I thought of the time when I was 15 and climbed into the hayloft to write a story. The creative writing teacher had instructed us to go to our favorite place, then write about the view from it. At the top of the hay barn, the roof did not meet the sides of the barn. So I could lie down on a bale of alfalfa and look out across the potato and alfalfa fields, the sagebrush and juniper, to a very tall Ponderosa pine on top of a ridge. This pine had been damaged by a lightening strike. To recover, the pine forked; just like a dinner fork with only two tines. I used to hide there from my family. And I would write. Sometimes I cried while I wrote, but I always felt better afterwards.

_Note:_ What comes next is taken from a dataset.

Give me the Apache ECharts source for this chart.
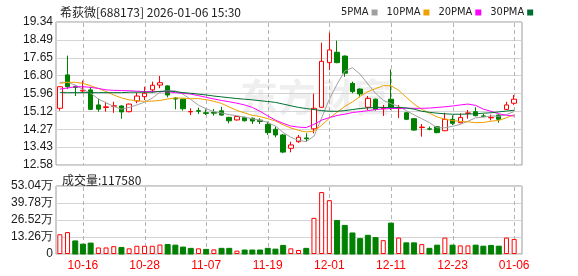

What connected today and that day wedged in my heart was the nostalgia I feel during solitary moments when nature caresses me with sun and breeze and blue and green and golden light--only a beautiful day like this makes me feel everything I dream is possible.
Then...well, there are all the years between, aren't there?
Tonight, I cried again as I wrote just like I did that long ago summer day in the country where I grew up. But you know what the gut-wrenching difference is? Then, I was innocent. Now, I am cynical. All I have left to bridge my precious moments of complete spiritual content, joy, and hope is time and memory. Each new memory logs into time; each hoped-for time comes and then it's a memory, too.
I hate this and I love it. Simultaneously.
I want to segue all of the colored days together so tightly that the black-dark interludes are squeezed out. Forever.